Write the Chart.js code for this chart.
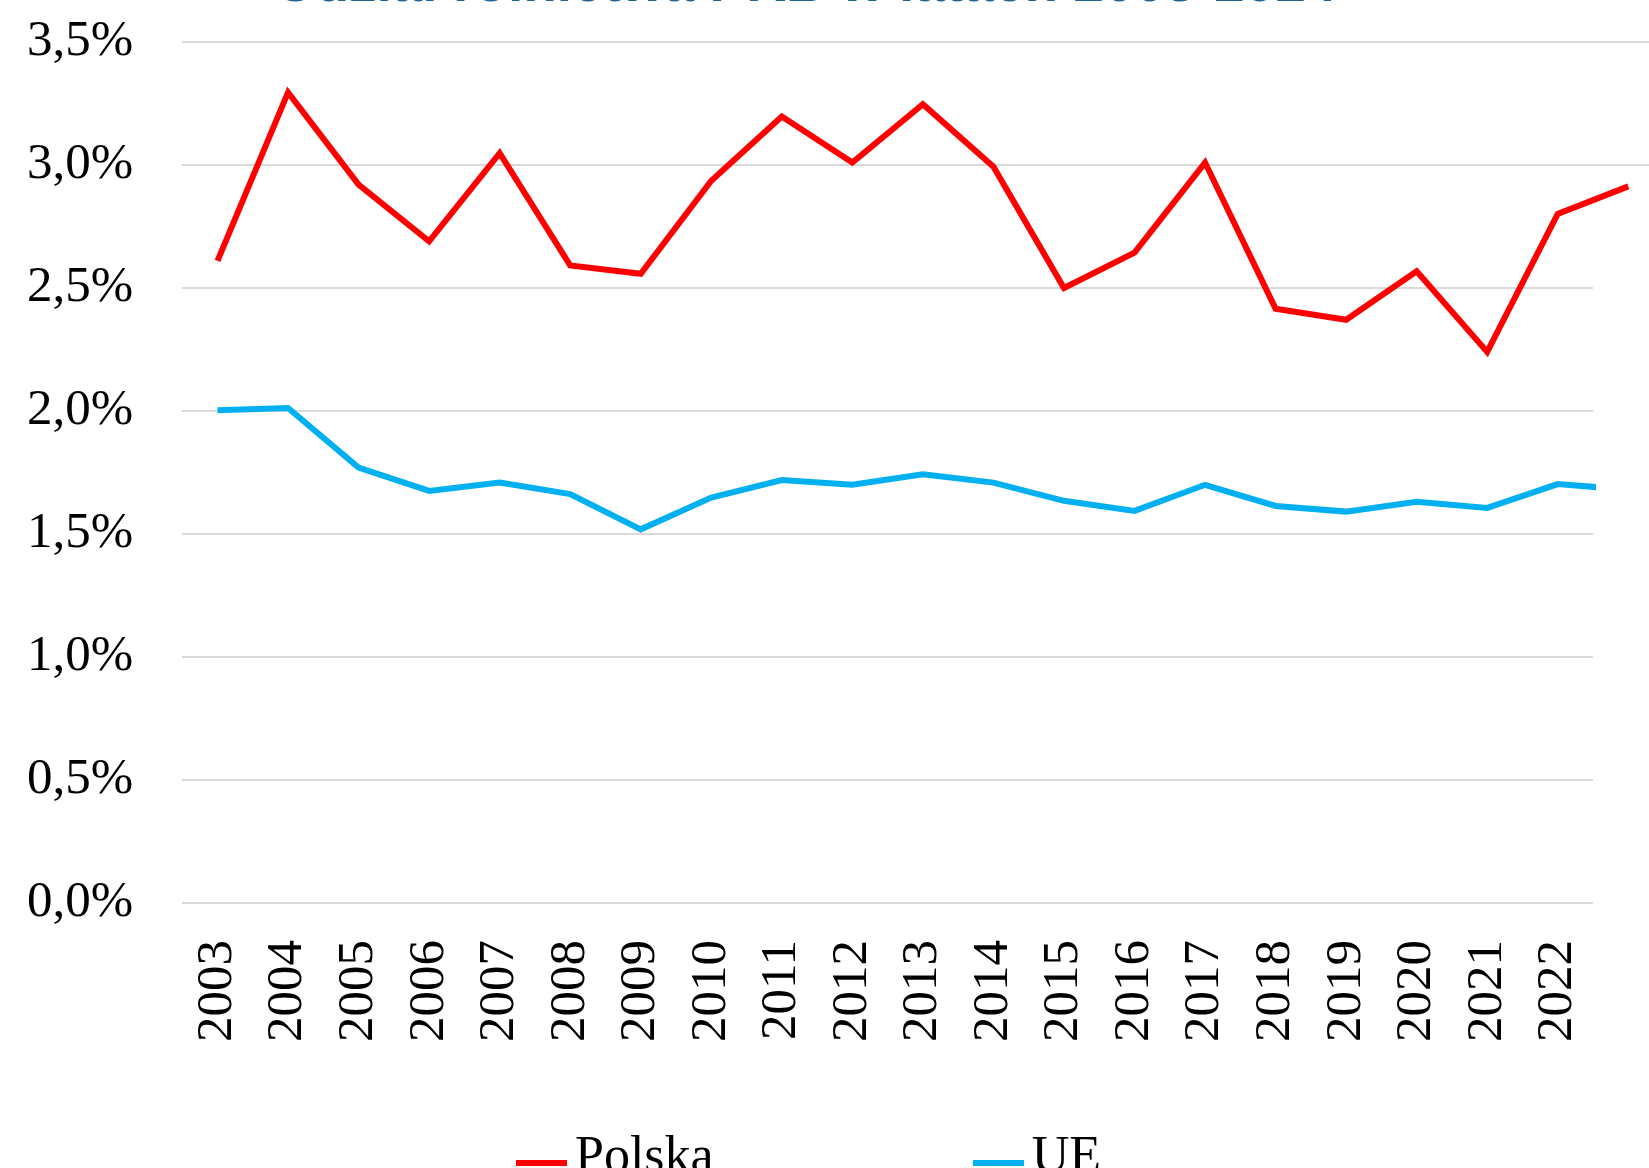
<!DOCTYPE html>
<html>
<head>
<meta charset="utf-8">
<script src="https://cdn.jsdelivr.net/npm/chart.js@4/dist/chart.umd.min.js"></script>
<style>
  html, body { margin: 0; padding: 0; background: #fff; }
  body { width: 1649px; height: 1168px; overflow: hidden; position: relative; }
  #wrap { position: absolute; left: 0; top: 0; width: 1649px; height: 1168px; }
  #title { position: absolute; left: 0; width: 1612px; top: -45px; text-align: center;
           font: bold 55px 'Liberation Sans', Arial, sans-serif; line-height: 54px; color: #1f6493; white-space: nowrap; }
  #legend { position: absolute; left: 516px; top: 1129px; display: flex; gap: 259px;
            font: 52px 'Liberation Serif', 'Times New Roman', serif; line-height: 52px; color: #000; white-space: nowrap; }
  #legend .sw { display: inline-block; width: 51px; height: 6px; margin-right: 8px; vertical-align: 5.6px; }
</style>
</head>
<body>
<div id="title"></div>
<div id="wrap"><canvas id="c" width="1649" height="1168"></canvas></div>
<div id="legend"></div>
<script>
const titleText = 'Udział rolnictwa PKB w latach 2003-2024';
const years = ['2003','2004','2005','2006','2007','2008','2009','2010','2011','2012','2013','2014','2015','2016','2017','2018','2019','2020','2021','2022','2023'];
const lastShownYear = '2022';
const polska = [2.61, 3.295, 2.92, 2.69, 3.048, 2.592, 2.558, 2.936, 3.197, 3.01, 3.247, 2.993, 2.50, 2.644, 3.01, 2.416, 2.371, 2.568, 2.24, 2.801, 2.913];
const ue = [2.003, 2.012, 1.77, 1.675, 1.709, 1.662, 1.519, 1.648, 1.719, 1.70, 1.743, 1.709, 1.635, 1.594, 1.70, 1.614, 1.591, 1.631, 1.606, 1.703, 1.68];
const seriesNames = ['Polska', 'UE'];
const seriesColors = ['#ff0000', '#00b0f0'];
const yMin = 0, yMax = 3.5, yStep = 0.5;

document.getElementById('title').textContent = titleText;

const serif = "'Liberation Serif', 'Times New Roman', serif";

const extendGrid = {
  id: 'extendGrid',
  beforeDatasetsDraw(chart) {
    const y = chart.scales.y, a = chart.chartArea, ctx = chart.ctx;
    ctx.save();
    ctx.strokeStyle = '#d9d9d9';
    ctx.lineWidth = 2;
    y.ticks.forEach(t => {
      if (t.value >= 3) {
        const py = Math.round(y.getPixelForValue(t.value));
        ctx.beginPath();
        ctx.moveTo(a.right, py);
        ctx.lineTo(chart.width, py);
        ctx.stroke();
      }
    });
    ctx.restore();
  }
};

const chart = new Chart(document.getElementById('c'), {
  type: 'line',
  data: {
    labels: years,
    datasets: [
      { label: seriesNames[0], data: polska, borderColor: seriesColors[0], backgroundColor: seriesColors[0],
        borderWidth: 6, pointRadius: 0, tension: 0, clip: false },
      { label: seriesNames[1], data: ue, borderColor: seriesColors[1], backgroundColor: seriesColors[1],
        borderWidth: 6, pointRadius: 0, tension: 0 }
    ]
  },
  options: {
    responsive: false,
    animation: false,
    devicePixelRatio: 1,
    layout: { padding: { top: 42, left: -22, right: 56, bottom: 89 } },
    plugins: { legend: { display: false }, title: { display: false }, tooltip: { enabled: false } },
    scales: {
      x: {
        type: 'category',
        offset: true,
        afterDataLimits: s => { s.max = s.getLabels().indexOf(lastShownYear); },
        afterFit: s => { s.paddingLeft = 0; s.paddingRight = 0; },
        grid: { display: false, drawTicks: false },
        border: { display: false },
        ticks: { autoSkip: false, minRotation: 90, maxRotation: 90, padding: 37, color: '#000',
                 font: { family: serif, size: 51 } }
      },
      y: {
        min: yMin, max: yMax,
        afterFit: s => { s.paddingTop = 0; s.paddingBottom = 0; },
        grid: { color: '#d9d9d9', lineWidth: 2, drawTicks: false },
        border: { display: false },
        ticks: { stepSize: yStep, padding: 49, color: '#000', font: { family: serif, size: 51 },
                 callback: v => v.toFixed(1).replace('.', ',') + '%' }
      }
    }
  },
  plugins: [extendGrid]
});

const lg = document.getElementById('legend');
chart.data.datasets.forEach(ds => {
  const it = document.createElement('div');
  const sw = document.createElement('span');
  sw.className = 'sw';
  sw.style.background = ds.borderColor;
  it.appendChild(sw);
  it.appendChild(document.createTextNode(ds.label));
  lg.appendChild(it);
});
</script>
</body>
</html>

=======

Your objective: Repeat the material above in full and unchanged, minus its images.

Output:
Write the Chart.js code for this chart.
<!DOCTYPE html>
<html>
<head>
<meta charset="utf-8">
<script src="https://cdn.jsdelivr.net/npm/chart.js@4/dist/chart.umd.min.js"></script>
<style>
  html, body { margin: 0; padding: 0; background: #fff; }
  body { width: 1649px; height: 1168px; overflow: hidden; position: relative; }
  #wrap { position: absolute; left: 0; top: 0; width: 1649px; height: 1168px; }
  #title { position: absolute; left: 0; width: 1612px; top: -45px; text-align: center;
           font: bold 55px 'Liberation Sans', Arial, sans-serif; line-height: 54px; color: #1f6493; white-space: nowrap; }
  #legend { position: absolute; left: 516px; top: 1129px; display: flex; gap: 259px;
            font: 52px 'Liberation Serif', 'Times New Roman', serif; line-height: 52px; color: #000; white-space: nowrap; }
  #legend .sw { display: inline-block; width: 51px; height: 6px; margin-right: 8px; vertical-align: 5.6px; }
</style>
</head>
<body>
<div id="title"></div>
<div id="wrap"><canvas id="c" width="1649" height="1168"></canvas></div>
<div id="legend"></div>
<script>
const titleText = 'Udział rolnictwa PKB w latach 2003-2024';
const years = ['2003','2004','2005','2006','2007','2008','2009','2010','2011','2012','2013','2014','2015','2016','2017','2018','2019','2020','2021','2022','2023'];
const lastShownYear = '2022';
const polska = [2.61, 3.295, 2.92, 2.69, 3.048, 2.592, 2.558, 2.936, 3.197, 3.01, 3.247, 2.993, 2.50, 2.644, 3.01, 2.416, 2.371, 2.568, 2.24, 2.801, 2.913];
const ue = [2.003, 2.012, 1.77, 1.675, 1.709, 1.662, 1.519, 1.648, 1.719, 1.70, 1.743, 1.709, 1.635, 1.594, 1.70, 1.614, 1.591, 1.631, 1.606, 1.703, 1.68];
const seriesNames = ['Polska', 'UE'];
const seriesColors = ['#ff0000', '#00b0f0'];
const yMin = 0, yMax = 3.5, yStep = 0.5;

document.getElementById('title').textContent = titleText;

const serif = "'Liberation Serif', 'Times New Roman', serif";

const extendGrid = {
  id: 'extendGrid',
  beforeDatasetsDraw(chart) {
    const y = chart.scales.y, a = chart.chartArea, ctx = chart.ctx;
    ctx.save();
    ctx.strokeStyle = '#d9d9d9';
    ctx.lineWidth = 2;
    y.ticks.forEach(t => {
      if (t.value >= 3) {
        const py = Math.round(y.getPixelForValue(t.value));
        ctx.beginPath();
        ctx.moveTo(a.right, py);
        ctx.lineTo(chart.width, py);
        ctx.stroke();
      }
    });
    ctx.restore();
  }
};

const chart = new Chart(document.getElementById('c'), {
  type: 'line',
  data: {
    labels: years,
    datasets: [
      { label: seriesNames[0], data: polska, borderColor: seriesColors[0], backgroundColor: seriesColors[0],
        borderWidth: 6, pointRadius: 0, tension: 0, clip: false },
      { label: seriesNames[1], data: ue, borderColor: seriesColors[1], backgroundColor: seriesColors[1],
        borderWidth: 6, pointRadius: 0, tension: 0 }
    ]
  },
  options: {
    responsive: false,
    animation: false,
    devicePixelRatio: 1,
    layout: { padding: { top: 42, left: -22, right: 56, bottom: 89 } },
    plugins: { legend: { display: false }, title: { display: false }, tooltip: { enabled: false } },
    scales: {
      x: {
        type: 'category',
        offset: true,
        afterDataLimits: s => { s.max = s.getLabels().indexOf(lastShownYear); },
        afterFit: s => { s.paddingLeft = 0; s.paddingRight = 0; },
        grid: { display: false, drawTicks: false },
        border: { display: false },
        ticks: { autoSkip: false, minRotation: 90, maxRotation: 90, padding: 37, color: '#000',
                 font: { family: serif, size: 51 } }
      },
      y: {
        min: yMin, max: yMax,
        afterFit: s => { s.paddingTop = 0; s.paddingBottom = 0; },
        grid: { color: '#d9d9d9', lineWidth: 2, drawTicks: false },
        border: { display: false },
        ticks: { stepSize: yStep, padding: 49, color: '#000', font: { family: serif, size: 51 },
                 callback: v => v.toFixed(1).replace('.', ',') + '%' }
      }
    }
  },
  plugins: [extendGrid]
});

const lg = document.getElementById('legend');
chart.data.datasets.forEach(ds => {
  const it = document.createElement('div');
  const sw = document.createElement('span');
  sw.className = 'sw';
  sw.style.background = ds.borderColor;
  it.appendChild(sw);
  it.appendChild(document.createTextNode(ds.label));
  lg.appendChild(it);
});
</script>
</body>
</html>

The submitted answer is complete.